Выбрать главу

Неожиданно, откуда-то полилась кровь, забрызгавшая лица и руки идущих. Григорий совсем пал духом. Он давно боялся Ивана, и теперь, смотря на царя, ему казалось, что он смотрит на какое-то страшное чудовища, на Кощея из русских сказок, о котором ему рассказывала сестра. В некотором царстве, в некотором государстве жил был Кощей бессмертный, и смерть его заключалась в яйце, а яйцо находилось в сундуке под дубом за семью цепями, а сундук сторожил медведь…
А есть ли смерть у этого человека? У царя, всея Руси? Где то яйцо, которое принесёт ему погибель? Или его смерть в нём самом таится, как в сундуке, находящемся под огромным раскатистым дубом? Захлебнётся ли Грозный от собственной ненависти, или падёт жертвой какого-нибудь Бомелия? Бомелий! Григорий задохнулся от нахлынувшей на него ненависти. Удушил бы собственными руками! Всё отобрал, как грозился. И какой чёрт его толкнул обратиться к этому чернокнижнику за любовным приворотом? Ведь знал же Грязной, каков этот «доктор»! Знал, и не удержался…
Грозный! Вот, что всегда пугало Григория. И вот они столкнулись. Какой рок вмешался в его судьбу, разрушив её до основания? Бомелий наколдовал, верно, Бомелий! И Грязной и, правда, начал думать, что Грозному на Марфу указал именно этот чёртов отравитель. Но теперь счёты не сведёшь. Поздно. Он опоздал. Елисей избавился от него, раньше, чем он подумал о том, что колдун будет повинен в его гибели.

Они пришли. Высокие, обветшалые потолки, бесчувственно смотрели на обречённого человека, который решил, что не скажет им ни слова, не раскроет свои истинные чувства. Он чувствовал себя ничтожным, маленьким, никому не нужным. А был ли он нужен кому-нибудь в этой жизни? Наверное, даже матери, которая после рождения его бросила его в грязное корыто, и пошла упиваться с любовником. Об этом ему рассказывала старшая сестра, которая сейчас находилась Бог весть где, да и была ли она жива? Своё возвышение он не помнил. Помнил лишь, что пришёлся по душе жестокому царю именно тем, что дрожал перед ним, как осиновый лист, и раболепно падал ниц. Он никого не предавал, не закладывал, как Бомелий, просто нёс государеву службу, как положено, чем вызывал раздражение у многих и заслуживал уважение царя Ивана. Но он отличался распутством, ровно, как и все люди того времени, включая и самого царя. Дух мракобесия царил над Русью, да и над всей Европой в целом. Один за другим появлялись государи, которые наводили ужас на современников, и заставляют содрогаться потомков. Начался допрос. Грозный пододвинул под себя какой-то ящик, который был запачкан свежей кровью, и, не обращая внимания на это, сел на него, даже не отвернув платья.

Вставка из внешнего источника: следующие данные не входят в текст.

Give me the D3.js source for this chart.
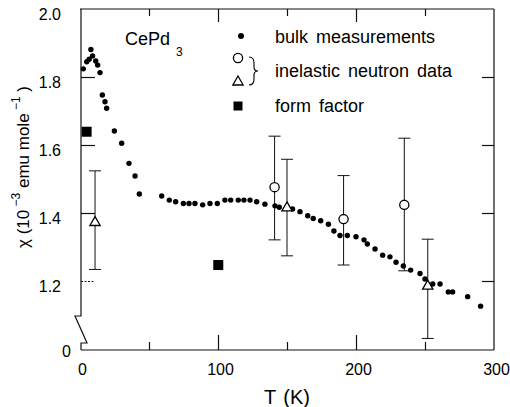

Грязному было предъявлено обвинение в отравлении царской невесты, что впрочем не являлось для последнего новостью. Он горько ухмыльнулся, и стал всё отрицать.
Тогда по приказу Грозного он был сильно избит плетьми. После истязаний, Иван сказал:
– Достаточно. Он будет говорить.
Приложив к обнажённой спине опричника раскалённое железо, царь, схватив его за волосы, стал расспрашивать:
– Ты почто царскую невесту изводишь, пёс смердячий?
Грязной взвыл.
– Отвечай, собака! Все кишки повынимаю. Малюта!
Палач подошёл к жертве. Грязной еле прошептал:
– Люблю я её, любил, и буду любить, пока светит Солнце на небе.
– Повтори! – Наслаждаясь, потребовал Грозный.
– Люблю…
– Громче!
После очередного прикладывания железа, Григорий вынужден был повторить громче. Крик жертвы был слышен во дворце. Марфа открыла глаза.
– Меня кто-то звал? – Еле прошептала она. Пришедший навестить девушку отец, подошёл к ней, благодаря Господа о том, что дочь открыла глаза. Этот суховатый старик с длинной бородой, доходящей ему почти до пят, за время болезни единственной милой дочки, которая была поздним, и желанным ребёнком, совсем побелел за время болезни дочери. Мать Марфы и вовсе слегла. Отец подошёл к дочери, крепко сжал её руку, и поцеловал. В голубых глазах этого, изрезанного морщинами, старика, таилась печаль, боль и тревога. Эх, зачем же он радовался, когда Марфу объявили царской невестой! Сейчас же он, не помня себя, твердил заученные молитвы наизусть, забросив все свои прежние дела, не спрашивая даже о здоровье возлюбленной жены своей.